16/07/2009

Les demoiselles de Rochefort / The Young Girls of Rochefort (1967)

Jacques Perrin plays artist Maxence

Jacques Riberolles plays artist an gallerist Guillaume Lancien


Les demoiselles de Rochefort





The Young Girls of Rochefort takes place over the course of one weekend in the seaside town of Rochefort, where a fair is coming to the town square. The story centers on twin sisters Delphine (Deneuve) and Solange (Dorléac) — Delphine teaches ballet classes and Solange gives music lessons for a living, but each longs to find her ideal love and a life outside of Rochefort. When the fair comes to town, Delphine and Solange meet two smooth-talking but kind-hearted carnies Étienne (George Chakiris) and Bill (Grover Dale).

The twins' mother Yvonne (Danielle Darrieux) owns a cafe in the center of town, and pines for a fiance she left impulsively ten years prior due to his embarrassing last name of "Dame." Yvonne's cafe become a central hub for Étienne and Bill and well as most of the other characters in the film. In the cafe, Yvonne meets a sailor about to be demobbed from the navy, Maxence (Jacques Perrin). Maxence is a poet and painter, and is searching for his true feminine ideal. Little does Yvonne know, her former fiance, Simon Dame (Michel Piccoli), has recently opened a music store in Rochefort. He knows his fiance had twins from a previous relationship, but he never met them. Solange, an aspiring songwriter, enlists the help of Simon Dame (she is unaware of his relationship with her mother), who promises to introduce her to his successful American colleague Andy (Gene Kelly). As Solange is on her way to pick up her younger brother BouBou from school, she happens to bump into a charming foreigner, who turns out to be Andy Miller. However, the two do not exchange names.

Meanwhile, Delphine is unhappy in her relationship with the egotistical gallery owner Guillaume (Jacques Riberolles), so she ends the relationship.
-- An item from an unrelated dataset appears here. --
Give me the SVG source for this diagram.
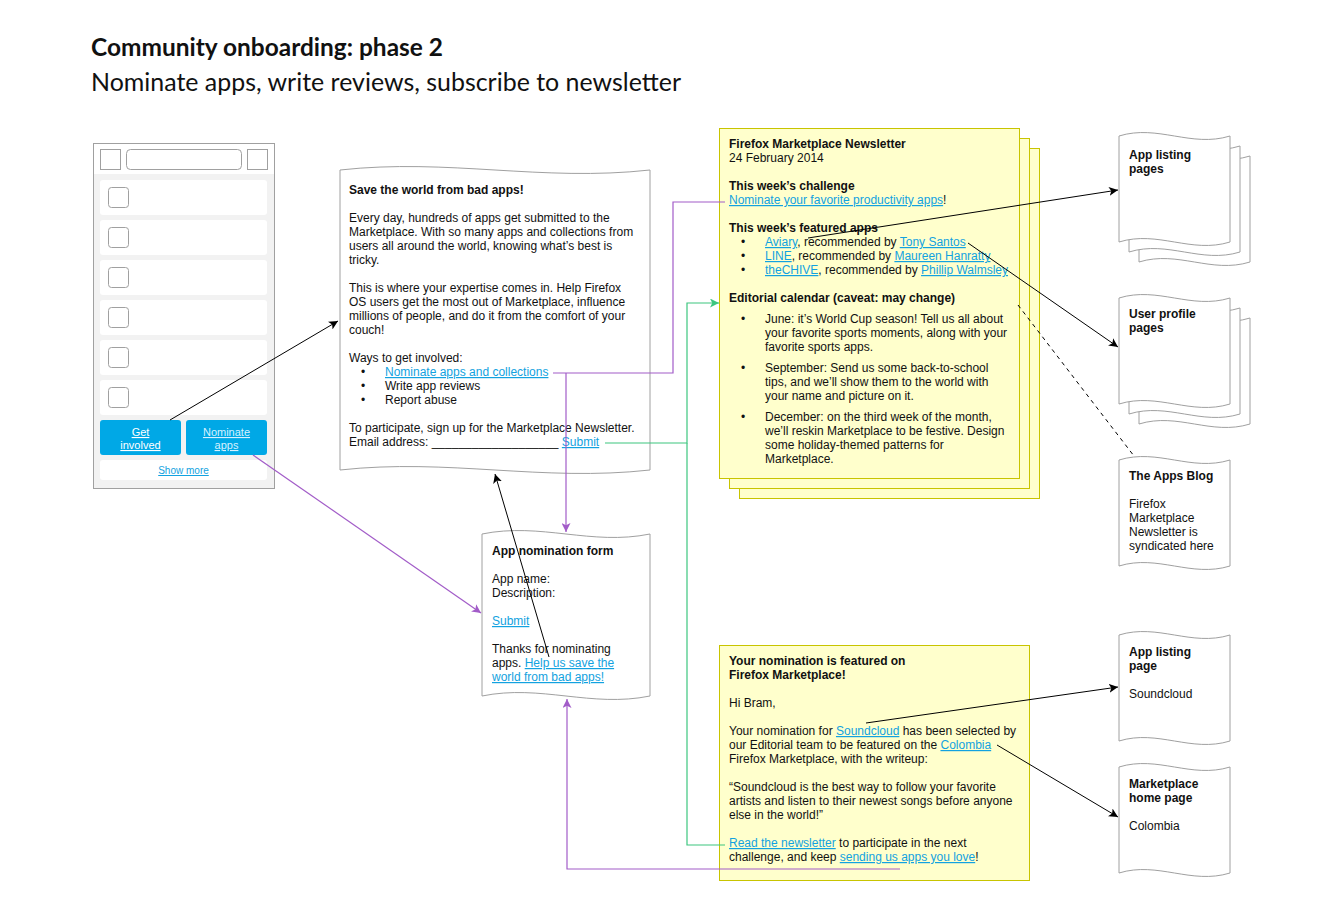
<svg xmlns="http://www.w3.org/2000/svg" xmlns:xlink="http://www.w3.org/1999/xlink" width="1340" height="910" viewBox="0 0 1340 910">
<style>
text{font-family:"Liberation Sans",Arial,sans-serif;font-size:12px;fill:#111}
.b{font-weight:bold}
.lk{fill:#12a2e0;text-decoration:underline}
.doc{fill:#fff;stroke:#a0a0a0;stroke-width:1}
.yel{fill:#ffffcc;stroke:#c8c400;stroke-width:1}
.ttl{font-family:Lato,"Noto Sans",sans-serif;font-size:25px;fill:#111}
.blk{fill:none;stroke:#000;stroke-width:1}
.pur{fill:none;stroke:#a25cc8;stroke-width:1.2}
.grn{fill:none;stroke:#3cc67f;stroke-width:1.2}
.ph{fill:#fff;stroke:#a0a0a0;stroke-width:1}
.item{fill:#fff;stroke:none}
.btn{fill:#00a8e6}
.bt{font-size:11px;fill:#fff;text-decoration:underline;text-anchor:middle}
</style>
<defs>
<path id="pg" d="M0,0 C38.85,-12 72.15,12 111,0 L111,106 C72.15,118 38.85,94 0,106 Z"/>
<marker id="ab" viewBox="0 0 10 10" refX="10" refY="5" markerWidth="9" markerHeight="9" markerUnits="userSpaceOnUse" orient="auto"><path d="M0,0 L10,5 L0,10 L2.5,5 Z" fill="#000"/></marker>
<marker id="ap" viewBox="0 0 10 10" refX="10" refY="5" markerWidth="9" markerHeight="9" markerUnits="userSpaceOnUse" orient="auto"><path d="M0,0 L10,5 L0,10 L2.5,5 Z" fill="#a25cc8"/></marker>
<marker id="ag" viewBox="0 0 10 10" refX="10" refY="5" markerWidth="9" markerHeight="9" markerUnits="userSpaceOnUse" orient="auto"><path d="M0,0 L10,5 L0,10 L2.5,5 Z" fill="#3cc67f"/></marker>
</defs>
<rect width="1340" height="910" fill="#fff"/>

<g id="title">
<text class="ttl" x="91" y="56" font-weight="bold" textLength="352" lengthAdjust="spacingAndGlyphs">Community onboarding: phase 2</text>
<text class="ttl" x="91" y="91" textLength="590" lengthAdjust="spacingAndGlyphs">Nominate apps, write reviews, subscribe to newsletter</text>
</g>

<g id="phone">
<rect x="93.5" y="143.5" width="181" height="345" fill="#f2f2f2" stroke="#a0a0a0"/>
<rect x="94" y="144" width="180" height="30" fill="#fff"/>
<rect class="ph" x="100.5" y="149.5" width="20" height="20"/>
<rect class="ph" x="126.5" y="149.5" width="115" height="20" rx="4"/>
<rect class="ph" x="247.5" y="149.5" width="20" height="20"/>
<rect class="item" x="100" y="180" width="167" height="35" rx="3"/>
<rect class="item" x="100" y="220" width="167" height="35" rx="3"/>
<rect class="item" x="100" y="260" width="167" height="35" rx="3"/>
<rect class="item" x="100" y="300" width="167" height="35" rx="3"/>
<rect class="item" x="100" y="340" width="167" height="35" rx="3"/>
<rect class="item" x="100" y="380" width="167" height="35" rx="3"/>
<rect class="ph" x="108.5" y="187.5" width="20" height="20" rx="3"/>
<rect class="ph" x="108.5" y="227.5" width="20" height="20" rx="3"/>
<rect class="ph" x="108.5" y="267.5" width="20" height="20" rx="3"/>
<rect class="ph" x="108.5" y="307.5" width="20" height="20" rx="3"/>
<rect class="ph" x="108.5" y="347.5" width="20" height="20" rx="3"/>
<rect class="ph" x="108.5" y="387.5" width="20" height="20" rx="3"/>
<g id="btn-get-involved">
<rect class="btn" x="100" y="420" width="81" height="35" rx="3"/>
<text class="bt" x="140.5" y="436">Get</text>
<text class="bt" x="140.5" y="449">involved</text>
</g>
<g id="btn-nominate-apps">
<rect class="btn" x="186" y="420" width="81" height="35" rx="3"/>
<text class="bt" x="226.5" y="436" style="fill:#d6f1ff">Nominate</text>
<text class="bt" x="226.5" y="449" style="fill:#d6f1ff">apps</text>
</g>
<rect class="item" x="100" y="460" width="167" height="20" rx="3"/>
<text class="lk" x="183.5" y="474" font-size="10" text-anchor="middle" style="font-size:10px">Show more</text>
</g>

<g id="save-world">
<path class="doc" d="M340,170 C448.5,158 541.5,182 650,170 L650,470 C541.5,482 448.5,458 340,470 Z"/>
<text class="b" x="349" y="194">Save the world from bad apps!</text>
<text x="349" y="222">Every day, hundreds of apps get submitted to the</text>
<text x="349" y="236">Marketplace. With so many apps and collections from</text>
<text x="349" y="250">users all around the world, knowing what’s best is</text>
<text x="349" y="264">tricky.</text>
<text x="349" y="292">This is where your expertise comes in. Help Firefox</text>
<text x="349" y="306">OS users get the most out of Marketplace, influence</text>
<text x="349" y="320">millions of people, and do it from the comfort of your</text>
<text x="349" y="334">couch!</text>
<text x="349" y="362">Ways to get involved:</text>
<text x="361" y="376">•</text><text class="lk" x="385" y="376">Nominate apps and collections</text>
<text x="361" y="390">•</text><text x="385" y="390">Write app reviews</text>
<text x="361" y="404">•</text><text x="385" y="404">Report abuse</text>
<text x="349" y="432">To participate, sign up for the Marketplace Newsletter.</text>
<text x="349" y="446">Email address: ___________________ <tspan class="lk">Submit</tspan></text>
</g>

<g id="nomination-form">
<path class="doc" d="M482,534 C540.8,522 591.2,546 650,534 L650,696 C591.2,708 540.8,684 482,696 Z"/>
<text class="b" x="492" y="555">App nomination form</text>
<text x="492" y="583">App name:</text>
<text x="492" y="597">Description:</text>
<text class="lk" x="492" y="625">Submit</text>
<text x="492" y="653">Thanks for nominating</text>
<text x="492" y="667">apps. <tspan class="lk">Help us save the</tspan></text>
<text class="lk" x="492" y="681">world from bad apps!</text>
</g>

<g id="newsletter">
<rect class="yel" x="739.5" y="148.5" width="300" height="350"/>
<rect class="yel" x="729.5" y="138.5" width="300" height="350"/>
<rect class="yel" x="719.5" y="128.5" width="300" height="350"/>
<text class="b" x="729" y="148">Firefox Marketplace Newsletter</text>
<text x="729" y="162">24 February 2014</text>
<text class="b" x="729" y="190">This week’s challenge</text>
<text x="729" y="204"><tspan class="lk">Nominate your favorite productivity apps</tspan>!</text>
<text class="b" x="729" y="232">This week’s featured apps</text>
<text x="741" y="246">•</text><text x="765" y="246"><tspan class="lk">Aviary</tspan>, recommended by <tspan class="lk">Tony Santos</tspan></text>
<text x="741" y="260">•</text><text x="765" y="260"><tspan class="lk">LINE</tspan>, recommended by <tspan class="lk">Maureen Hanratty</tspan></text>
<text x="741" y="274">•</text><text x="765" y="274"><tspan class="lk">theCHIVE</tspan>, recommended by <tspan class="lk">Phillip Walmsley</tspan></text>
<text class="b" x="729" y="302">Editorial calendar (caveat: may change)</text>
<text x="741" y="323">•</text>
<text x="765" y="323">June: it’s World Cup season! Tell us all about</text>
<text x="765" y="337">your favorite sports moments, along with your</text>
<text x="765" y="351">favorite sports apps.</text>
<text x="741" y="372">•</text>
<text x="765" y="372">September: Send us some back-to-school</text>
<text x="765" y="386">tips, and we’ll show them to the world with</text>
<text x="765" y="400">your name and picture on it.</text>
<text x="741" y="421">•</text>
<text x="765" y="421">December: on the third week of the month,</text>
<text x="765" y="435">we’ll reskin Marketplace to be festive. Design</text>
<text x="765" y="449">some holiday-themed patterns for</text>
<text x="765" y="463">Marketplace.</text>
</g>

<g id="app-listing-pages">
<use xlink:href="#pg" href="#pg" x="1139" y="156" class="doc"/>
<use xlink:href="#pg" href="#pg" x="1129" y="146" class="doc"/>
<use xlink:href="#pg" href="#pg" x="1119" y="136" class="doc"/>
<text class="b" x="1129" y="159">App listing</text>
<text class="b" x="1129" y="173">pages</text>
</g>

<g id="user-profile-pages">
<use xlink:href="#pg" href="#pg" x="1139" y="318" class="doc"/>
<use xlink:href="#pg" href="#pg" x="1129" y="308" class="doc"/>
<use xlink:href="#pg" href="#pg" x="1119" y="298" class="doc"/>
<text class="b" x="1129" y="318">User profile</text>
<text class="b" x="1129" y="332">pages</text>
</g>

<g id="apps-blog">
<use xlink:href="#pg" href="#pg" x="1119" y="460" class="doc"/>
<text class="b" x="1129" y="480">The Apps Blog</text>
<text x="1129" y="508">Firefox</text>
<text x="1129" y="522">Marketplace</text>
<text x="1129" y="536">Newsletter is</text>
<text x="1129" y="550">syndicated here</text>
</g>

<g id="featured-email">
<rect class="yel" x="719.5" y="645.5" width="310" height="235"/>
<text class="b" x="729" y="665">Your nomination is featured on</text>
<text class="b" x="729" y="679">Firefox Marketplace!</text>
<text x="729" y="707">Hi Bram,</text>
<text x="729" y="735">Your nomination for <tspan class="lk">Soundcloud</tspan> has been selected by</text>
<text x="729" y="749">our Editorial team to be featured on the <tspan class="lk">Colombia</tspan></text>
<text x="729" y="763">Firefox Marketplace, with the writeup:</text>
<text x="729" y="791">“Soundcloud is the best way to follow your favorite</text>
<text x="729" y="805">artists and listen to their newest songs before anyone</text>
<text x="729" y="819">else in the world!”</text>
<text x="729" y="847"><tspan class="lk">Read the newsletter</tspan> to participate in the next</text>
<text x="729" y="861">challenge, and keep <tspan class="lk">sending us apps you love</tspan>!</text>
</g>

<g id="app-listing-page">
<use xlink:href="#pg" href="#pg" x="1119" y="635" class="doc"/>
<text class="b" x="1129" y="656">App listing</text>
<text class="b" x="1129" y="670">page</text>
<text x="1129" y="698">Soundcloud</text>
</g>

<g id="marketplace-home">
<use xlink:href="#pg" href="#pg" x="1119" y="767" class="doc"/>
<text class="b" x="1129" y="788">Marketplace</text>
<text class="b" x="1129" y="802">home page</text>
<text x="1129" y="830">Colombia</text>
</g>

<g id="connectors">
<path class="blk" d="M170,420 L338,321" marker-end="url(#ab)"/>
<path class="pur" d="M253,455 L481,613" marker-end="url(#ap)"/>
<path class="pur" d="M725,202 L673,202 L673,373 L553,373"/>
<path class="pur" d="M566,373 L566,532" marker-end="url(#ap)"/>
<path class="grn" d="M605,443 L687,443 L687,303 L719,303" marker-end="url(#ag)"/>
<path class="grn" d="M725,845 L687,845 L687,443"/>
<path class="pur" d="M900,869 L567,869 L567,699" marker-end="url(#ap)"/>
<path class="blk" d="M549,657 L495,474" marker-end="url(#ab)"/>
<path class="blk" d="M808,238 L1118,190" marker-end="url(#ab)"/>
<path class="blk" d="M968,243 L1118,347" marker-end="url(#ab)"/>
<path class="blk" d="M1018,305 L1134,456" stroke-dasharray="4,4"/>
<path class="blk" d="M866,723 L1118,687" marker-end="url(#ab)"/>
<path class="blk" d="M997,745 L1118,817" marker-end="url(#ab)"/>
</g>
</svg>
In the gallery, as she is about to leave, Delphine notices a painting that looks remarkably like her. The image was in fact painted by Maxence, as an image of his feminine ideal, but Guillaume does not reveal this to Delphine. Back in the square, the two female dancers in Etienne and Bill's show run off with sailors, so they ask Delphine and Solange to perform, offering them a free ride to Paris in return. On the day of the fair, the paths of all of the characters cross again at the town square and in Yvonne's cafe.